Picture This! If You Dare!
Images of personal items and people must go!
Crime and Punishment
The appraiser who took the interior image below is currently serving a ten year sentence in the Fair Housing Maximum Security Prison outside of Atlanta. The charges ranged from willful imaging of stockings hung with care to wanton display of a nutcracker and malicious showcasing of Micky and Minnie without their written consent.
Actually, the image below was taken by yours truly about a decade ago and somehow survived the underwriting process.
The mythology of what constitutes a Fair Housing violation continues to vex this profession like some movie monster that just won’t die.
Familiar Language
“The photos included in this appraisal report are digital/electronic, they have not been enlarged, enhanced, or altered in any way.”
So many appraisals contain this statement or something like it.
Are you telling the reader that you’ve never cropped, lightened, darkened or sharpened a digital image for an appraisal? They all came out as masterpieces of photography? Ansel Adams quality?
Sure.
I bought my first digital camera in 1997. Kodak’s DC-40. Remember that?
I learned in short order how to manipulate digital images inside ACI’s software. It was an unsophisticated program with basic adjustments that made the early morning “sun shot” somewhat passable by allowing me to brighten a terribly backlit house.
Was this fraud? Of course not.
Eventually I moved on to stitching images (merging two or more images to account for having no wide angle lens).
Again, was this fraud? Of course not.
Many digital point-and-shoot cameras have a stitching processor built into the camera. The effect doesn’t even require a user to do it from their desktop or laptop computer. The camera does it.
So, why bother writing a disclaimer that nobody believes?
Personal Items and People Must Go
Ever since digital images became widely used, more and more entities beyond the appraiser have sought to control the content of those images. Appraisers are being asked – make that ordered, by lenders, AMCs and others to remove or obscure any trace of people or personal items from both exterior and interior images. Such demands come under the guise of the Fair Housing Act. Maybe they mean the Equal Credit Opportunity Act or the Consumer Credit Protection Act.
Well…one of those important sounding laws definitely prohibit appraisers from submitting photos with people and stuff…right?
Not even close.
Of course there are die-hard appraisers convinced that their interpretation of the Fair Housing Act absolutely prohibits them from submitting a living room shot with a mantle crowded with family photos. If that’s what you want to believe; then you’d better start taking Photoshop classes.
Most properties are occupied and most people keep personal affects in their home. It’s what everyone does. The fact that you’re sanitizing a photo by removing what is present could be construed as creating a misleading report.
How is that not improper?
On one hand we have brokers staging empty properties in order to sell and on the other hand we have appraisers trying to empty occupied properties of personal items on behalf of paranoid underwriters.
What Are These Laws?
The Fair Housing Act makes it unlawful to discriminate in housing-related activities against any person because of race, color, religion, national origin, sex, handicap, or familial status.

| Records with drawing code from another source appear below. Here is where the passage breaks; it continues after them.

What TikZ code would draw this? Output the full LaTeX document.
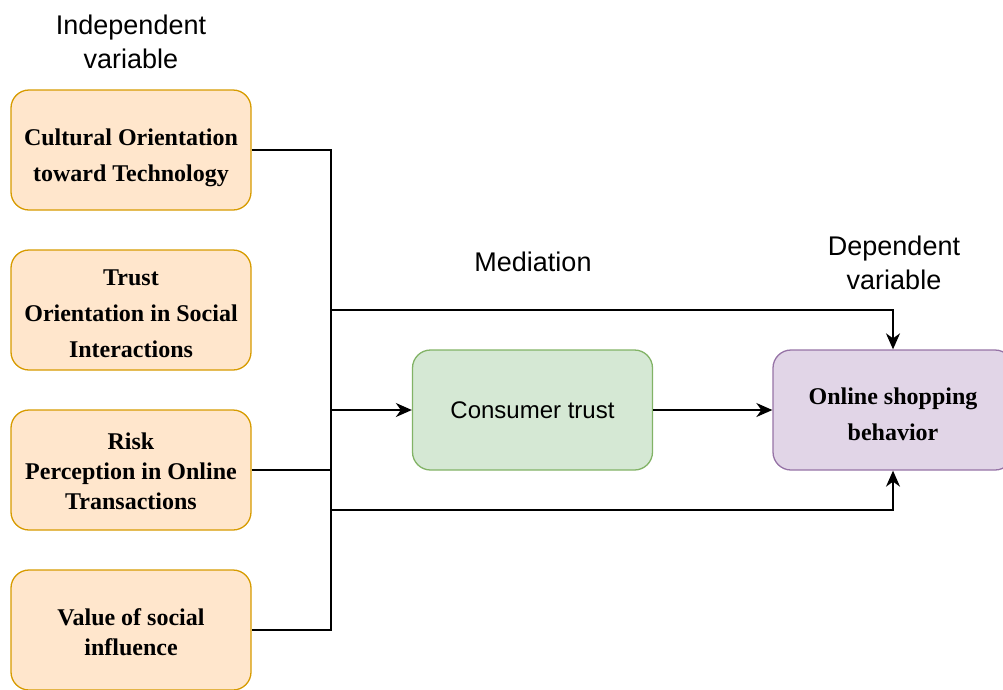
\documentclass[tikz,border=0pt]{standalone}
\usepackage{fontspec}
\setmainfont{Liberation Serif}
\setsansfont{Liberation Sans}
\usetikzlibrary{arrows.meta}

\definecolor{orangefill}{HTML}{FFE6CC}
\definecolor{orangeline}{HTML}{D79B00}
\definecolor{greenfill}{HTML}{D5E8D4}
\definecolor{greenline}{HTML}{82B366}
\definecolor{purplefill}{HTML}{E1D5E7}
\definecolor{purpleline}{HTML}{9673A6}

\tikzset{
  basebox/.style={rectangle, rounded corners=18pt, line width=1.3pt,
    minimum width=240pt, minimum height=120pt, inner sep=0pt, align=center},
  ivbox/.style={basebox, fill=orangefill, draw=orangeline},
  medbox/.style={basebox, fill=greenfill, draw=greenline,
    font=\sffamily\fontsize{24}{30}\selectfont},
  dvbox/.style={basebox, fill=purplefill, draw=purpleline},
  boxtext/.style={align=center, inner sep=0pt,
    font=\rmfamily\bfseries\fontsize{24}{36}\selectfont},
  tighttext/.style={boxtext, font=\rmfamily\bfseries\fontsize{24}{30}\selectfont},
  caption/.style={align=center, inner sep=0pt,
    font=\sffamily\fontsize{27}{34}\selectfont},
  link/.style={line width=1.6pt, draw=black},
  arrowlink/.style={link, -{Stealth[length=16pt, width=14pt, inset=5pt]}}
}

\begin{document}
\begin{tikzpicture}[x=1pt, y=-1pt]
  \useasboundingbox (0,0) rectangle (1003,689);
  \clip (0,0) rectangle (1003,689);

  % headings
  \node[caption] (hiv) at (131,42) {Independent\\variable};
  \node[caption] (hmed) at (533,262) {Mediation};
  \node[caption] (hdv) at (894,263) {Dependent\\variable};

  % independent variables
  \node[ivbox] (cot) at (131,150) {};
  \node[ivbox] (tos) at (131,310) {};
  \node[ivbox] (rpo) at (131,470) {};
  \node[ivbox] (vsi) at (131,630) {};
  \node[boxtext, yshift=-7.5pt] (cott) at (cot) {Cultural Orientation\\toward Technology};
  \node[boxtext, yshift=-4pt] (tost) at (tos) {Trust\\Orientation in Social\\Interactions};
  \node[tighttext, yshift=-1.5pt] (rpot) at (rpo) {Risk\\Perception in Online\\Transactions};
  \node[tighttext, yshift=-2.5pt] (vsit) at (vsi) {Value of social\\influence};

  % mediator and outcome
  \node[medbox] (ct) at (532.5,410) {Consumer trust};
  \node[dvbox] (osb) at (893,410) {};
  \node[boxtext, yshift=-4.5pt] (osbt) at (osb) {Online shopping\\behavior};

  % junction points on the collecting bus
  \coordinate (jtop) at (331,150);
  \coordinate (jup) at (331,310);
  \coordinate (jmid) at (331,410);
  \coordinate (jrisk) at (331,470);
  \coordinate (jlow) at (331,510);
  \coordinate (jbot) at (331,630);

  % bus joining the independent variables
  \draw[link] (cot.east) -- (jtop) -- (jbot) -- (vsi.east);
  \draw[link] (rpo.east) -- (jrisk);

  % paths to mediator and outcome
  \draw[arrowlink] (jup) -| (osb.north);
  \draw[arrowlink] (jmid) -- (ct.west);
  \draw[arrowlink] (jlow) -| (osb.south);
  \draw[arrowlink] (ct.east) -- (osb.west);
\end{tikzpicture}
\end{document}
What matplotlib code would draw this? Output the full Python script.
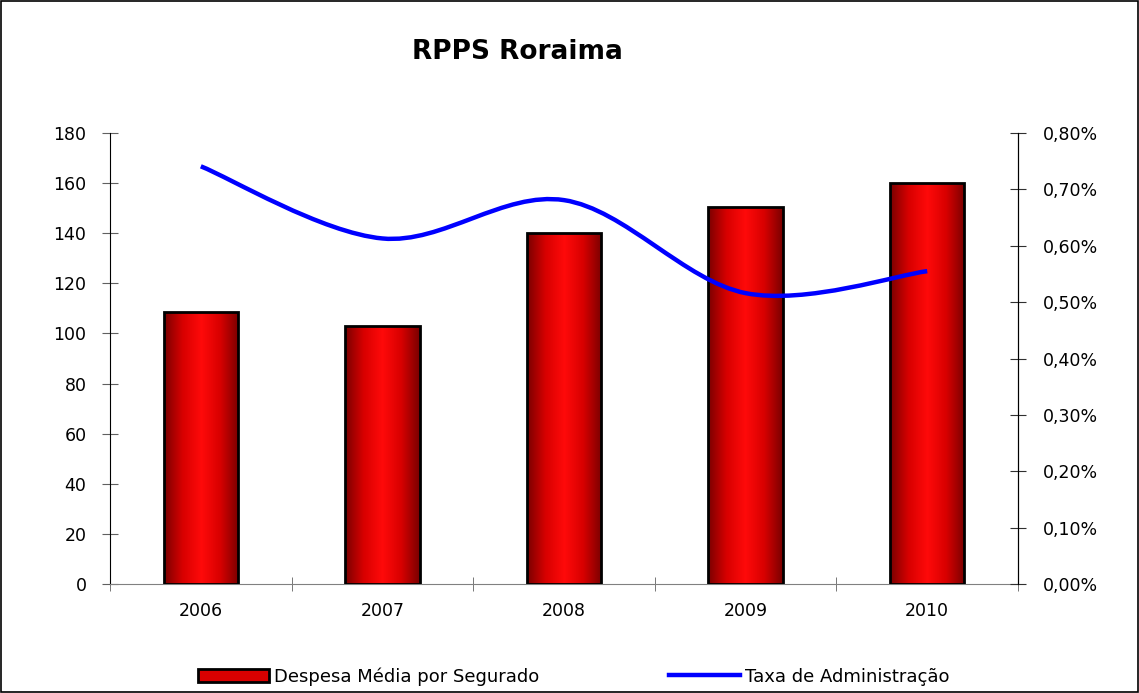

The Equal Credit Opportunity Act prohibits discrimination with respect to any aspect of a credit transaction on the basis of sex, race, color, religion, national origin, marital status, age (provided the applicant has the capacity to enter into a binding contract), receipt of public assistance, or because the applicant has in good faith exercised any right under the Consumer Credit Protection Act.
If you check out the URAR it clearly states the following:
Note: Race and the racial composition of the neighborhood are not appraisal factors.
I’ve never seen an appraisal that adjusted for race or racial composition.
Assignment Condition
Entities who ask or demand that appraisers sanitize photographs are doing so as an assignment condition; not by law.
If your clients really think that pictures of human beings and their possessions somehow taints the process; then by all means, keep taking crazy angle shots to cut out the borrower’s chotchkies.
But let’s be clear. There is no law or regulation that directly forbids images of these things from being made, sent, or seen.
By Lee Lansford – Source Illinois Appraiser Newsletters – Volume 4, Issue 8
- Hybrid Assignments, the Consequences - February 7, 2019
- Bankers Concerned About Appraisals - October 18, 2017
- Third Party Blues - July 19, 2017
Lee good for you! FINALLY someone standing up for common sense.
I will NOT alter or crop a photo to make it misleading. Now, IF and when I DO alter (usually brightness or sharpness related optimization), I disclose it. I WILL include whatever is in the home from my best picture angle as an appraiser. I will ask humans to move out of the picture. I do NOT remove items or ask them to redecorate.
The real issue was use of mls photos IN LIEU of original appraiser photos, which raised the question of whether a property was ever seen by the appraiser or not. I WILL use mls pics to augment a report, but will clearly identify them as such.